Friday, December 9, 2011

Seven Lauras

I've never cared about the Rock and Roll Hall of Fame, nor for top ten lists in general, but I was unexpectedly excited on Wednesday to hear that Laura Nyro is to be a 2012 inductee. I was almost as excited as if I'd won the award myself, and I beamed about the apartment for a good half hour, humming to myself and cleaning, before I went off to teach. It's strange to be excited about such an award, especially as it comes from an operation that hasn't had a history of being too kind to idiosyncrasy or to modest record sales. At the very least, it will help to keep the work around, just at the point when it felt like Laura was about to slide out of awareness. Here are seven I love. The first two are covers, the last five are originals.













7 comments:

Tim Jones-Yelvington said...

I first learned about this on your twitter feed and was THRILLED, this should have happened a long time ago, so excellent. I wish I had just stayed in that place of thrilled-ness and not sought more information, because the list of who else got inducted and who was not chosen... Red Hot Fucking Chili Peppers and Guns and Roses over Heart? Joan Jett? Chaka Kahn? The Cure? ...is appalling. Oh, rockism. One step forward, two steps back.

Unknown said...

Try ny tendaberry, Paul! I saw her perform inthe tiny shakespeare amphitheater behind the English dept in boulder not that long before she died...thanks for this

Paul Lisicky said...

Thanks, Tim! Rockism must be in some part be about capital (i.e., the big bucks.) I'm hoping the others will see their day. Laura apparently didn't make the final cut twice before they finally got the sense. It's as if the underrated have to be kicked around a few rounds before they get let into the circle.

Paul Lisicky said...

Hi, Unknown. New York Tendaberry is brilliant (as if the first album, Eli, Christmas...) I think I wanted to nod to the stuff that usually gets overlooked. Great to hear that you got to see her in Boulder.
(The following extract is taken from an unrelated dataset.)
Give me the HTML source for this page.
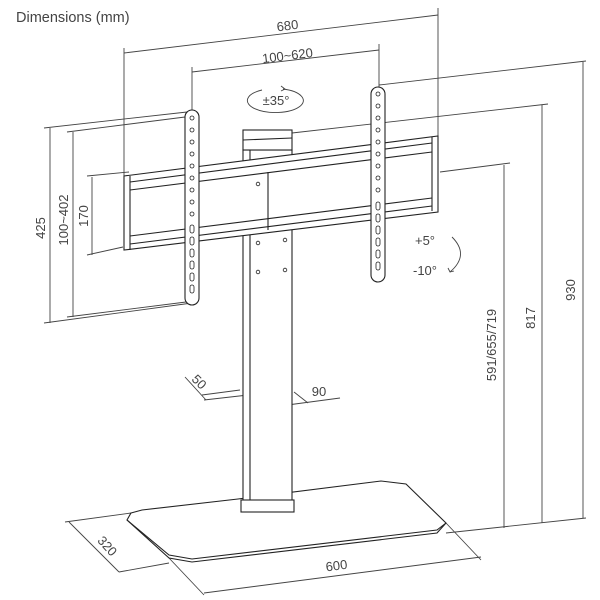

I only saw her once, back in 1989 at the Tower Theater in Philadelphia. A very sweet memory, but I had the feeling that the audience only wanted to hear "Wedding Bell Blues."

Collin Kelley said...

Love, love, love Laura. She is greatly missed.

Paul Lisicky said...

Thanks, Collin. I wonder what would LN have been writing and singing if she'd lived longer. I can't help but wonder.

Bill Matthews said...

I think it's in either Slate or Salon today about the appalling ratio of Women to Men in the RRHF Which is just so weird: in the 70s and 80s it was almost all women who were doing all the really interesting music making and expanding the possibilities of what "Pop/Rock/Folk music was all about.

For me, I could never possible get enough of those deep, somber, foggy, joyous, soul stirring, left hand chords in the opening to "Upstairs by a Chinese Lamp."